> [DATA LINES]

══════

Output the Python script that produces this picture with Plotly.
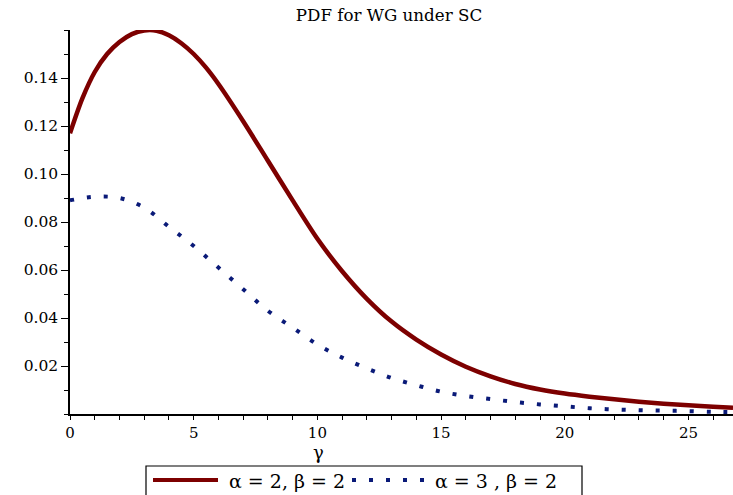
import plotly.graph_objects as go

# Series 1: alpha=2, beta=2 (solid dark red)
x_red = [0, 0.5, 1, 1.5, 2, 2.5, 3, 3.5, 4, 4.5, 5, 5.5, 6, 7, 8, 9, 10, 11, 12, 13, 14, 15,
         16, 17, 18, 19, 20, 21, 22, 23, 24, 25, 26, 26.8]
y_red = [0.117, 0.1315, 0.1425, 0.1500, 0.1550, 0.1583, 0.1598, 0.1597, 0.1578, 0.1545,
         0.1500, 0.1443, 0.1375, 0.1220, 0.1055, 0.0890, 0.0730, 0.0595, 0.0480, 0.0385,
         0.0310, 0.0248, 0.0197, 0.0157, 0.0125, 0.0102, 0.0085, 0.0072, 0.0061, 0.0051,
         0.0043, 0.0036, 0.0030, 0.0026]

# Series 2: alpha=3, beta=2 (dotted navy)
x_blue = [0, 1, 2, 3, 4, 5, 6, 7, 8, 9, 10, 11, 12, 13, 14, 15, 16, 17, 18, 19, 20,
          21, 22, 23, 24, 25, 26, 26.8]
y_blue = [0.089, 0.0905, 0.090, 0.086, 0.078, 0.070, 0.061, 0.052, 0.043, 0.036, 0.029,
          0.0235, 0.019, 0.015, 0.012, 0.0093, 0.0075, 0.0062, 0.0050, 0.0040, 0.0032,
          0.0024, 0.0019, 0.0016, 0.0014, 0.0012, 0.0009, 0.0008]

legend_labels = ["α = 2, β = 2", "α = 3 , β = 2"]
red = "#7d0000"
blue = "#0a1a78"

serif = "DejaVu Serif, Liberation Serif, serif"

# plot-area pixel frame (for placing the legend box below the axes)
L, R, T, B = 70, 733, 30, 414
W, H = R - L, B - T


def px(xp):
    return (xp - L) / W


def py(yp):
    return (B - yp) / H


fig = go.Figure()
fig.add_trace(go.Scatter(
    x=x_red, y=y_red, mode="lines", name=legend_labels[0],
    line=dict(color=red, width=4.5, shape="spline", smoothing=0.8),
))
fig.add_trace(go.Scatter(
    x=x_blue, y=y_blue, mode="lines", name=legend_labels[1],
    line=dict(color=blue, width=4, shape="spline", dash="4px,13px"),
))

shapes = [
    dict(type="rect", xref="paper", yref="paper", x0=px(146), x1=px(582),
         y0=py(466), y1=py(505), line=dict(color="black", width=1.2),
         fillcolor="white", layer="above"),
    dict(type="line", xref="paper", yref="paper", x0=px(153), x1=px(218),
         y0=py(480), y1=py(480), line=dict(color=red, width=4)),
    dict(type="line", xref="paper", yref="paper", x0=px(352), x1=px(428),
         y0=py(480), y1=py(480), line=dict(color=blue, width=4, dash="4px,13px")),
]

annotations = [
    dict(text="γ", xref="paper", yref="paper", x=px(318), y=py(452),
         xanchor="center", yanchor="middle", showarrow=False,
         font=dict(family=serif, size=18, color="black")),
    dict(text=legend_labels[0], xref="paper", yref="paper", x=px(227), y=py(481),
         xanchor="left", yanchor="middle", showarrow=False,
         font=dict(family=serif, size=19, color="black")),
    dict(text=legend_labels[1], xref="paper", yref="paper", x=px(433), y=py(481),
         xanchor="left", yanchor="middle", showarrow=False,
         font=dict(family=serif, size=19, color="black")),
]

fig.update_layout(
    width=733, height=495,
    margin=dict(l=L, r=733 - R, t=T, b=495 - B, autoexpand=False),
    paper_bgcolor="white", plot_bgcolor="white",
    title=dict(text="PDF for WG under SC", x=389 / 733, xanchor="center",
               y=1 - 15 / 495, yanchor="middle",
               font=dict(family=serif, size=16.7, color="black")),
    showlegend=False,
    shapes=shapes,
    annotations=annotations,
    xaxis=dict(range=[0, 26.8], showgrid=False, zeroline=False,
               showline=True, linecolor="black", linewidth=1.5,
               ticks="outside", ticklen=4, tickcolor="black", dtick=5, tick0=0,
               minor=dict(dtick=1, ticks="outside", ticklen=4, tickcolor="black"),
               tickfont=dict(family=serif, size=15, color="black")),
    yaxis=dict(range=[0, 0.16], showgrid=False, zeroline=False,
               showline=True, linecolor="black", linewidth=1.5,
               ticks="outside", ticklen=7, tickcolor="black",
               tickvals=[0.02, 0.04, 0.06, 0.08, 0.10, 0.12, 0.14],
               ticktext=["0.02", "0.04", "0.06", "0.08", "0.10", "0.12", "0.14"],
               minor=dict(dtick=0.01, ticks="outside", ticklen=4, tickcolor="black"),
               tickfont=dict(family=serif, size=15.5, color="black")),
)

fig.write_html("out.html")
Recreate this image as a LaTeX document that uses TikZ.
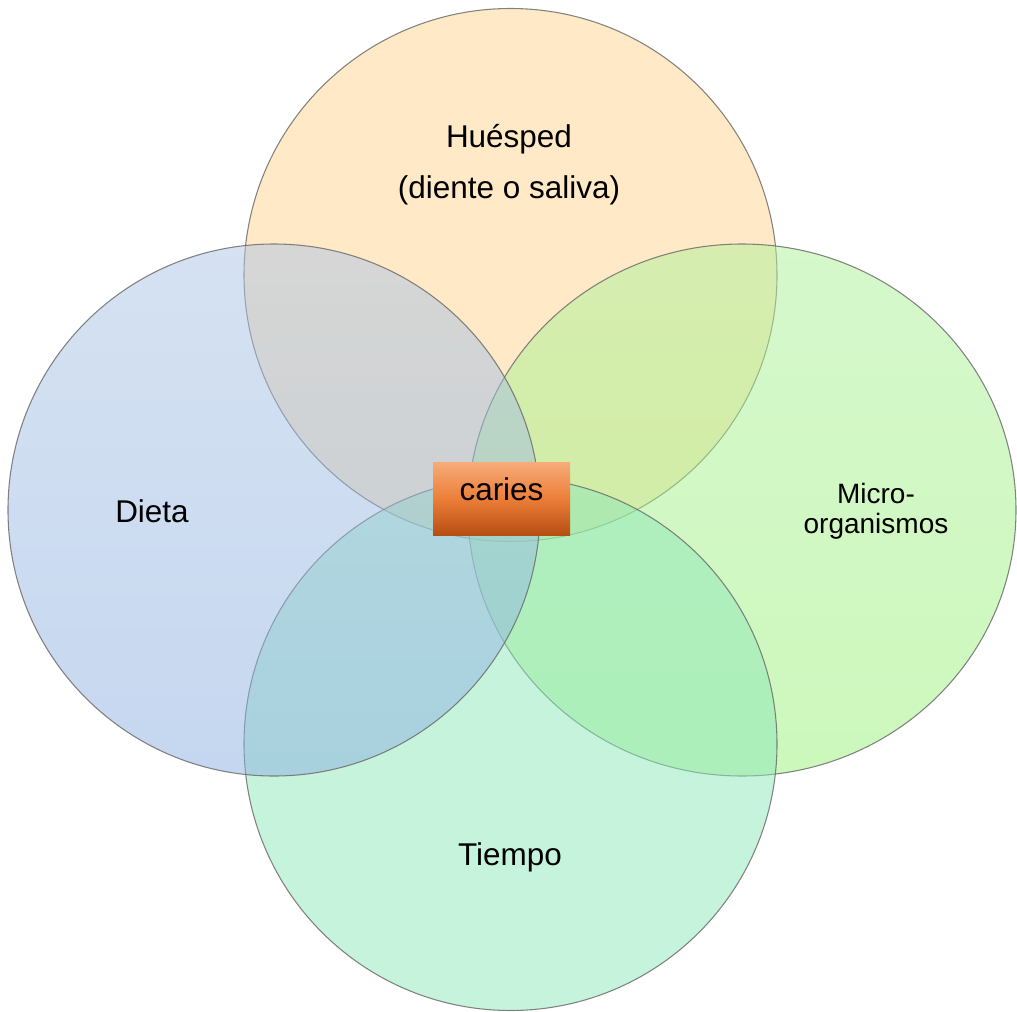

══════

> [TO DO] Go through the data above and transcribe it in full, omitting any image.

> [FULL RESPONSE]
Output the Python script that produces this picture with Plotly.
import plotly.graph_objects as go

# Series 1: alpha=2, beta=2 (solid dark red)
x_red = [0, 0.5, 1, 1.5, 2, 2.5, 3, 3.5, 4, 4.5, 5, 5.5, 6, 7, 8, 9, 10, 11, 12, 13, 14, 15,
         16, 17, 18, 19, 20, 21, 22, 23, 24, 25, 26, 26.8]
y_red = [0.117, 0.1315, 0.1425, 0.1500, 0.1550, 0.1583, 0.1598, 0.1597, 0.1578, 0.1545,
         0.1500, 0.1443, 0.1375, 0.1220, 0.1055, 0.0890, 0.0730, 0.0595, 0.0480, 0.0385,
         0.0310, 0.0248, 0.0197, 0.0157, 0.0125, 0.0102, 0.0085, 0.0072, 0.0061, 0.0051,
         0.0043, 0.0036, 0.0030, 0.0026]

# Series 2: alpha=3, beta=2 (dotted navy)
x_blue = [0, 1, 2, 3, 4, 5, 6, 7, 8, 9, 10, 11, 12, 13, 14, 15, 16, 17, 18, 19, 20,
          21, 22, 23, 24, 25, 26, 26.8]
y_blue = [0.089, 0.0905, 0.090, 0.086, 0.078, 0.070, 0.061, 0.052, 0.043, 0.036, 0.029,
          0.0235, 0.019, 0.015, 0.012, 0.0093, 0.0075, 0.0062, 0.0050, 0.0040, 0.0032,
          0.0024, 0.0019, 0.0016, 0.0014, 0.0012, 0.0009, 0.0008]

legend_labels = ["α = 2, β = 2", "α = 3 , β = 2"]
red = "#7d0000"
blue = "#0a1a78"

serif = "DejaVu Serif, Liberation Serif, serif"

# plot-area pixel frame (for placing the legend box below the axes)
L, R, T, B = 70, 733, 30, 414
W, H = R - L, B - T


def px(xp):
    return (xp - L) / W


def py(yp):
    return (B - yp) / H


fig = go.Figure()
fig.add_trace(go.Scatter(
    x=x_red, y=y_red, mode="lines", name=legend_labels[0],
    line=dict(color=red, width=4.5, shape="spline", smoothing=0.8),
))
fig.add_trace(go.Scatter(
    x=x_blue, y=y_blue, mode="lines", name=legend_labels[1],
    line=dict(color=blue, width=4, shape="spline", dash="4px,13px"),
))

shapes = [
    dict(type="rect", xref="paper", yref="paper", x0=px(146), x1=px(582),
         y0=py(466), y1=py(505), line=dict(color="black", width=1.2),
         fillcolor="white", layer="above"),
    dict(type="line", xref="paper", yref="paper", x0=px(153), x1=px(218),
         y0=py(480), y1=py(480), line=dict(color=red, width=4)),
    dict(type="line", xref="paper", yref="paper", x0=px(352), x1=px(428),
         y0=py(480), y1=py(480), line=dict(color=blue, width=4, dash="4px,13px")),
]

annotations = [
    dict(text="γ", xref="paper", yref="paper", x=px(318), y=py(452),
         xanchor="center", yanchor="middle", showarrow=False,
         font=dict(family=serif, size=18, color="black")),
    dict(text=legend_labels[0], xref="paper", yref="paper", x=px(227), y=py(481),
         xanchor="left", yanchor="middle", showarrow=False,
         font=dict(family=serif, size=19, color="black")),
    dict(text=legend_labels[1], xref="paper", yref="paper", x=px(433), y=py(481),
         xanchor="left", yanchor="middle", showarrow=False,
         font=dict(family=serif, size=19, color="black")),
]

fig.update_layout(
    width=733, height=495,
    margin=dict(l=L, r=733 - R, t=T, b=495 - B, autoexpand=False),
    paper_bgcolor="white", plot_bgcolor="white",
    title=dict(text="PDF for WG under SC", x=389 / 733, xanchor="center",
               y=1 - 15 / 495, yanchor="middle",
               font=dict(family=serif, size=16.7, color="black")),
    showlegend=False,
    shapes=shapes,
    annotations=annotations,
    xaxis=dict(range=[0, 26.8], showgrid=False, zeroline=False,
               showline=True, linecolor="black", linewidth=1.5,
               ticks="outside", ticklen=4, tickcolor="black", dtick=5, tick0=0,
               minor=dict(dtick=1, ticks="outside", ticklen=4, tickcolor="black"),
               tickfont=dict(family=serif, size=15, color="black")),
    yaxis=dict(range=[0, 0.16], showgrid=False, zeroline=False,
               showline=True, linecolor="black", linewidth=1.5,
               ticks="outside", ticklen=7, tickcolor="black",
               tickvals=[0.02, 0.04, 0.06, 0.08, 0.10, 0.12, 0.14],
               ticktext=["0.02", "0.04", "0.06", "0.08", "0.10", "0.12", "0.14"],
               minor=dict(dtick=0.01, ticks="outside", ticklen=4, tickcolor="black"),
               tickfont=dict(family=serif, size=15.5, color="black")),
)

fig.write_html("out.html")
Recreate this image as a LaTeX document that uses TikZ.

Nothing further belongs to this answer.